**Recorded information:**

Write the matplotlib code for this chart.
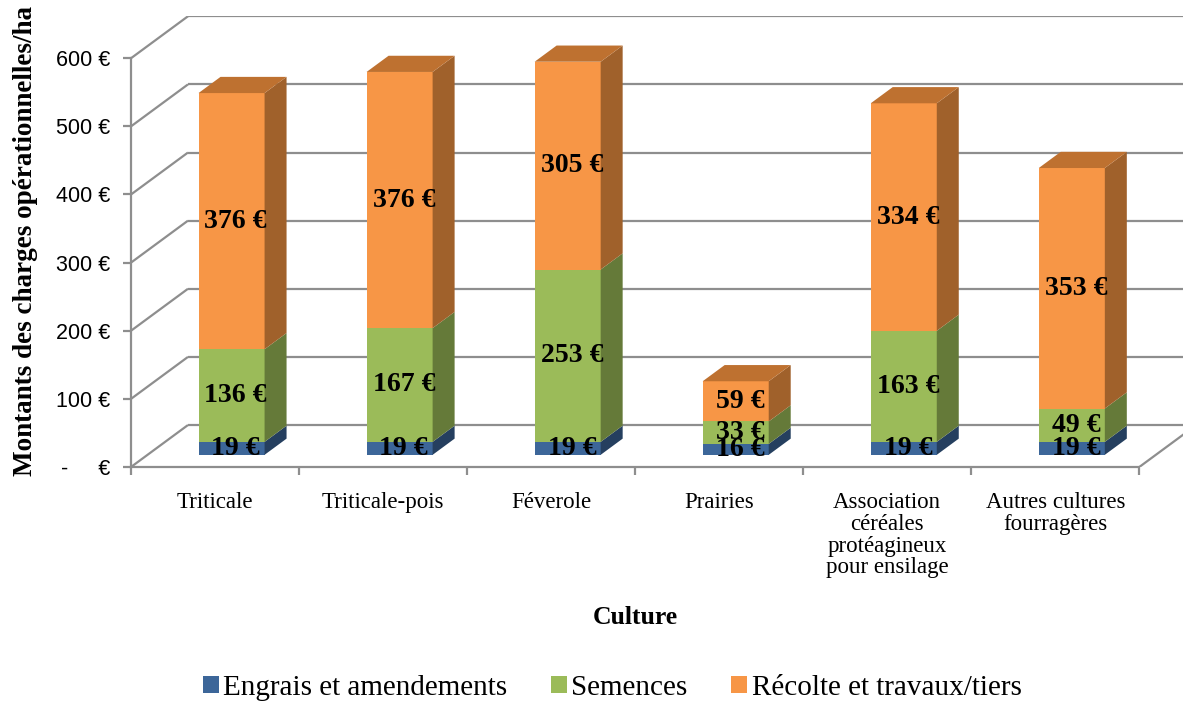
import numpy as np
import matplotlib
matplotlib.use('Agg')
import matplotlib.pyplot as plt
from matplotlib.patches import Polygon, Patch

# charges opérationnelles par culture (€/ha)
cultures = ['Triticale', 'Triticale-pois', 'Féverole', 'Prairies',
            'Association\ncéréales\nprotéagineux\npour ensilage',
            'Autres cultures\nfourragères']
engrais = [19, 19, 19, 16, 19, 19]
semences = [136, 167, 253, 33, 163, 49]
recolte = [376, 376, 305, 59, 334, 353]

series_names = ['Engrais et amendements', 'Semences', 'Récolte et travaux/tiers']
series_values = [engrais, semences, recolte]
# front, side, top face colours
front_cols = ['#3C6699', '#9BBB59', '#F79646']
side_cols = ['#253F5F', '#657A39', '#A0612B']
top_cols = ['#2F5078', '#7A9446', '#BE7130']

yticks = [0, 100, 200, 300, 400, 500, 600]
ytick_labels = ['-     €', '100 €', '200 €', '300 €', '400 €', '500 €', '600 €']

serif = 'Liberation Serif'
sans = 'Liberation Sans'

# fake 3D: full depth of the plot box expressed in data units
DX = 0.339   # category units
DY = 61.6    # euros
z0, z1 = 0.29, 0.676   # bar front / back depth fraction
bar_w = 0.393

fig = plt.figure(figsize=(11.83, 7.04), dpi=100)
ax = fig.add_axes([131 / 1183, 237 / 704, 1052 / 1183, 451 / 704])
ax.set_xlim(-0.5, 5.76)
ax.set_ylim(0, 662)

grid_kw = dict(color='#8E8E8E', lw=1.6, zorder=1, solid_capstyle='butt')
n = len(cultures)

# back wall, left wall and floor
for v in yticks:
    ax.plot([-0.5, -0.5 + DX], [v, v + DY], **grid_kw)
    ax.plot([-0.5 + DX, n - 0.5 + DX], [v + DY, v + DY], **grid_kw)
ax.plot([n - 0.5, n - 0.5 + DX], [0, DY], **grid_kw)

# stacked 3D columns
x = np.arange(n)
xf = x + z0 * DX
ybase = z0 * DY
bdx = (z1 - z0) * DX
bdy = (z1 - z0) * DY
cum = np.zeros(n)
for k, vals in enumerate(series_values):
    vals = np.array(vals, dtype=float)
    ax.bar(xf, vals, bar_w, bottom=ybase + cum, color=front_cols[k],
           linewidth=0, zorder=3)
    for i in range(n):
        xr = xf[i] + bar_w / 2
        yb = ybase + cum[i]
        yt = yb + vals[i]
        ax.add_patch(Polygon([(xr, yb), (xr + bdx, yb + bdy), (xr + bdx, yt + bdy), (xr, yt)],
                             closed=True, facecolor=side_cols[k], lw=0, zorder=3))
        if k == len(series_values) - 1:
            xl = xf[i] - bar_w / 2
            ax.add_patch(Polygon([(xl, yt), (xr, yt), (xr + bdx, yt + bdy), (xl + bdx, yt + bdy)],
                                 closed=True, facecolor=top_cols[k], lw=0, zorder=3))
        ax.text(xf[i] + 0.025, yb + vals[i] / 2, f'{int(vals[i])} €', ha='center', va='center',
                fontsize=20, fontweight='bold', family=serif, zorder=5)
    cum += vals

# axes styling
for s in ['top', 'right']:
    ax.spines[s].set_visible(False)
for s in ['left', 'bottom']:
    ax.spines[s].set_color('#8E8E8E')
    ax.spines[s].set_linewidth(1.6)
ax.spines['left'].set_bounds(0, 600)
ax.spines['bottom'].set_bounds(-0.5, n - 0.5)

ax.set_yticks(yticks)
ax.set_yticklabels(ytick_labels, fontsize=15.5, family=sans)
ax.tick_params(axis='y', length=6, width=1.6, color='#8E8E8E', pad=9)

ax.set_xticks(x)
ax.set_xticklabels(cultures, fontsize=16.5, family=serif, linespacing=1.05)
ax.set_xticks(np.arange(n + 1) - 0.5, minor=True)
ax.tick_params(axis='x', which='major', length=0, pad=18)
ax.tick_params(axis='x', which='minor', length=6, width=1.6, color='#8E8E8E')

fig.text(26 / 1183, 1 - 241 / 704, 'Montants des charges opérationnelles/ha', rotation=90,
         ha='center', va='center', fontsize=19.5, fontweight='bold', family=serif)
fig.text(635 / 1183, 1 - 618 / 704, 'Culture', ha='center', va='center',
         fontsize=18.5, fontweight='bold', family=serif)

handles = [Patch(facecolor=c, edgecolor='none') for c in front_cols]
fig.legend(handles, series_names, loc='center', bbox_to_anchor=(612 / 1183, 1 - 688 / 704),
           ncol=3, frameon=False, prop={'family': serif, 'size': 21},
           handlelength=0.55, handleheight=0.55, handletextpad=0.15, columnspacing=1.5)

fig.savefig('out.png', dpi=100)
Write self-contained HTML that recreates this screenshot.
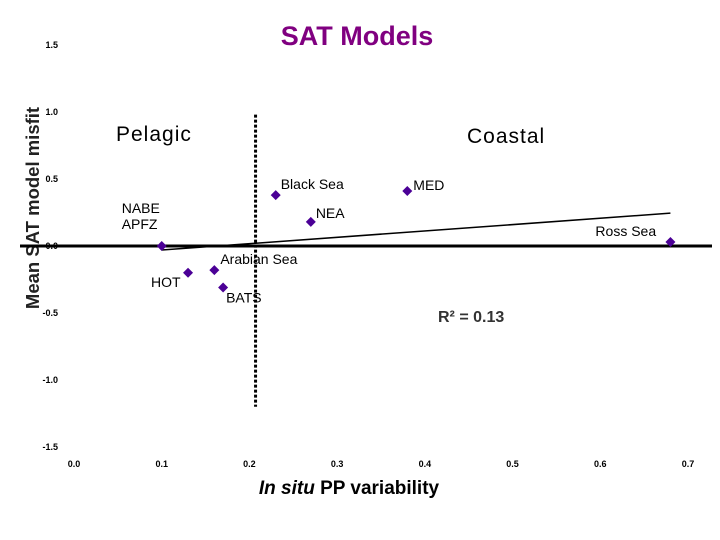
<!DOCTYPE html>
<html><head><meta charset="utf-8"><style>
body{margin:0;background:#fff;}
svg{display:block;font-family:"Liberation Sans",Arial,sans-serif;}
</style></head><body>
<svg id="c" width="720" height="540">
<text x="357" y="45" text-anchor="middle" font-size="27" font-weight="bold" fill="#800080">SAT Models</text>
<text transform="translate(39,208) rotate(-90)" text-anchor="middle" font-size="18.5" font-weight="bold" fill="#222">Mean SAT model misfit</text>
<text x="349" y="494" text-anchor="middle" font-size="19" font-weight="bold"><tspan font-style="italic">In situ</tspan> PP variability</text>
<text x="116" y="141" font-size="21" letter-spacing="1">Pelagic</text>
<text x="467" y="143" font-size="21" letter-spacing="1">Coastal</text>
<text x="438" y="322" font-size="16" font-weight="bold" fill="#333">R² = 0.13</text>
<g id="ticks"></g>
<g id="marks"></g>
</svg>
<script>
const xTicks=[0.0,0.1,0.2,0.3,0.4,0.5,0.6,0.7];
const yTicks=[1.5,1.0,0.5,0.0,-0.5,-1.0,-1.5];
const sites=["NABE\nAPFZ","HOT","Arabian Sea","BATS","Black Sea","NEA","MED","Ross Sea"];
const xVals=[0.10,0.13,0.16,0.17,0.23,0.27,0.38,0.68];
const yVals=[0.00,-0.20,-0.18,-0.31,0.38,0.18,0.41,0.03];
const fitX=[0.10,0.68];
const fitY=[-0.03,0.245];
const divider=0.207;
const X=v=>74+v*877.1;
const Y=v=>246-v*134;
const NS="http://www.w3.org/2000/svg";
const svg=document.getElementById('c');
const tg=document.getElementById('ticks'),mg=document.getElementById('marks');
function el(t,a,p){const e=document.createElementNS(NS,t);for(const k in a)e.setAttribute(k,a[k]);p.appendChild(e);return e;}
xTicks.forEach(v=>{const t=el('text',{x:X(v),y:467,'text-anchor':'middle','font-size':9,'font-weight':'bold'},tg);t.textContent=v.toFixed(1);

});
yTicks.forEach(v=>{const t=el('text',{x:58,y:Y(v)+3,'text-anchor':'end','font-size':9,'font-weight':'bold'},tg);t.textContent=v.toFixed(1);

});
const z=el('line',{x1:20,x2:712,y1:Y(0),y2:Y(0),stroke:'#000','stroke-width':3},mg);


const d=el('line',{x1:X(divider),x2:X(divider),y1:Y(0.98),y2:Y(-1.2),stroke:'#000','stroke-width':3,'stroke-dasharray':'3,2'},mg);


const f=el('line',{x1:X(fitX[0]),y1:Y(fitY[0]),x2:X(fitX[1]),y2:Y(fitY[1]),stroke:'#000','stroke-width':1.5},mg);


const lab=[[-40,-33],[-37,14],[6,-6],[3,15],[5,-6],[5,-4],[6,-1],[-75,-6]];
sites.forEach((s,i)=>{const cx=X(xVals[i]),cy=Y(yVals[i]);
const p=el('polygon',{points:`${cx},${cy-5} ${cx+5},${cy} ${cx},${cy+5} ${cx-5},${cy}`,fill:'#4B0096'},mg);


const t=el('text',{x:cx+lab[i][0],y:cy+lab[i][1],'font-size':14},mg);
s.split('\n').forEach((ln,j)=>{const ts=el('tspan',{x:cx+lab[i][0],dy:j?16:0},t);ts.textContent=ln;});

});
</script>
</body></html>
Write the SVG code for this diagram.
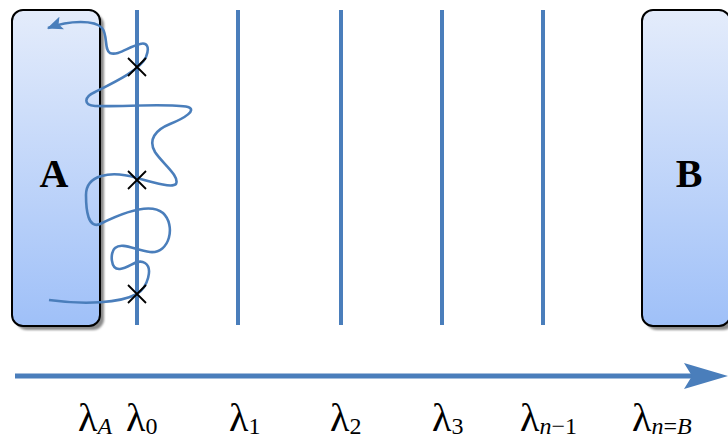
<svg xmlns="http://www.w3.org/2000/svg" width="728" height="441" viewBox="0 0 728 441">
<defs>
<linearGradient id="g" x1="0" y1="0" x2="0" y2="1">
<stop offset="0" stop-color="#e4ecfb"/>
<stop offset="1" stop-color="#9fc0f8"/>
</linearGradient>
<marker id="ah" markerUnits="userSpaceOnUse" markerWidth="18" markerHeight="14" refX="13" refY="6" orient="auto" viewBox="0 0 16 12">
<path d="M0,0 L14,6 L0,12 L3,6 Z" fill="#4a7ebb"/>
</marker>
<filter id="blur" x="-10%" y="-10%" width="120%" height="120%"><feGaussianBlur stdDeviation="1"/></filter>
</defs>
<style>
.box{fill:url(#g);stroke:#000;stroke-width:2}
.sh{fill:#8a8a8a;filter:url(#blur)}
.lay{stroke:#4a7ebb;stroke-width:4;fill:none}
.big{font-family:"Liberation Serif",serif;font-weight:bold;font-size:40px;text-anchor:middle}
.lam{font-family:"Liberation Serif",serif;font-size:40px}
.sub{font-size:24px}
.it{font-style:italic}
.x{stroke:#000;stroke-width:1.8}
</style>
<g id="nodeA">
<rect class="sh" x="16" y="14" width="88" height="316" rx="11"/>
<rect class="box" x="12" y="10" width="88" height="316" rx="11"/>
<text class="big" x="54" y="187">A</text>
</g>
<g id="nodeB">
<rect class="sh" x="646" y="14" width="88" height="316" rx="11"/>
<rect class="box" x="642" y="10" width="88" height="316" rx="11"/>
<text class="big" x="689" y="187">B</text>
</g>
<g id="layers">
<line class="lay" x1="137" y1="10" x2="137" y2="325"/>
<line class="lay" x1="238" y1="10" x2="238" y2="325"/>
<line class="lay" x1="341" y1="10" x2="341" y2="325"/>
<line class="lay" x1="442" y1="10" x2="442" y2="325"/>
<line class="lay" x1="543" y1="10" x2="543" y2="325"/>
</g>
<g id="connectors">
<path d="M49,300 C85,305 120,303 137,294 C148,287 153,268 145,263 C137,258 130,268 120,269 C110,270 110,252 115,248 C122,242 135,250 150,252 C170,254 176,225 163,213 C150,202 120,214 100,224 C88,229 86,210 86,195 C86,175 110,170 137,178 C155,183 172,188 176,184 C180,176 162,163 155,152 C148,140 155,130 170,124 C185,118 197,110 188,107 C170,103 120,107 95,106 C83,105 84,97 95,92 C115,82 140,70 146,57 C150,47 147,42 140,44 C128,47 118,56 110,53 C104,50 108,35 102,28 C95,20 70,20 48,28" fill="none" stroke="#4a7ebb" stroke-width="2.6" marker-end="url(#ah)"/>
<line x1="15" y1="376" x2="694" y2="376" stroke="#4a7ebb" stroke-width="5"/>
<path d="M684,363 L728,376 L684,389 L692,376 Z" fill="#4a7ebb"/>
</g>
<g id="marks">
<path class="x" d="M128,58 L146,76 M146,58 L128,76"/>
<path class="x" d="M128,171 L146,189 M146,171 L128,189"/>
<path class="x" d="M128,285 L146,303 M146,285 L128,303"/>
</g>
<g id="labels">
<text class="lam" x="78" y="431">λ<tspan class="sub it" dy="3">A</tspan></text>
<text class="lam" x="126" y="431">λ<tspan class="sub" dy="3">0</tspan></text>
<text class="lam" x="229" y="431">λ<tspan class="sub" dy="3">1</tspan></text>
<text class="lam" x="330" y="431">λ<tspan class="sub" dy="3">2</tspan></text>
<text class="lam" x="432" y="431">λ<tspan class="sub" dy="3">3</tspan></text>
<text class="lam" x="520" y="431">λ<tspan class="sub" dy="3"><tspan class="it">n</tspan>−1</tspan></text>
<text class="lam" x="632" y="431">λ<tspan class="sub" dy="3"><tspan class="it">n</tspan>=<tspan class="it">B</tspan></tspan></text>
</g>
</svg>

**Task to complete:**
Skip the pictures, please, and transcribe only the lines from the beginning of the material through the one that contains "ax.plot([n - 0.5, n".

**Result:**
Write the matplotlib code for this chart.
import numpy as np
import matplotlib
matplotlib.use('Agg')
import matplotlib.pyplot as plt
from matplotlib.patches import Polygon, Patch

# charges opérationnelles par culture (€/ha)
cultures = ['Triticale', 'Triticale-pois', 'Féverole', 'Prairies',
            'Association\ncéréales\nprotéagineux\npour ensilage',
            'Autres cultures\nfourragères']
engrais = [19, 19, 19, 16, 19, 19]
semences = [136, 167, 253, 33, 163, 49]
recolte = [376, 376, 305, 59, 334, 353]

series_names = ['Engrais et amendements', 'Semences', 'Récolte et travaux/tiers']
series_values = [engrais, semences, recolte]
# front, side, top face colours
front_cols = ['#3C6699', '#9BBB59', '#F79646']
side_cols = ['#253F5F', '#657A39', '#A0612B']
top_cols = ['#2F5078', '#7A9446', '#BE7130']

yticks = [0, 100, 200, 300, 400, 500, 600]
ytick_labels = ['-     €', '100 €', '200 €', '300 €', '400 €', '500 €', '600 €']

serif = 'Liberation Serif'
sans = 'Liberation Sans'

# fake 3D: full depth of the plot box expressed in data units
DX = 0.339   # category units
DY = 61.6    # euros
z0, z1 = 0.29, 0.676   # bar front / back depth fraction
bar_w = 0.393

fig = plt.figure(figsize=(11.83, 7.04), dpi=100)
ax = fig.add_axes([131 / 1183, 237 / 704, 1052 / 1183, 451 / 704])
ax.set_xlim(-0.5, 5.76)
ax.set_ylim(0, 662)

grid_kw = dict(color='#8E8E8E', lw=1.6, zorder=1, solid_capstyle='butt')
n = len(cultures)

# back wall, left wall and floor
for v in yticks:
    ax.plot([-0.5, -0.5 + DX], [v, v + DY], **grid_kw)
    ax.plot([-0.5 + DX, n - 0.5 + DX], [v + DY, v + DY], **grid_kw)
ax.plot([n - 0.5, n - 0.5 + DX], [0, DY], **grid_kw)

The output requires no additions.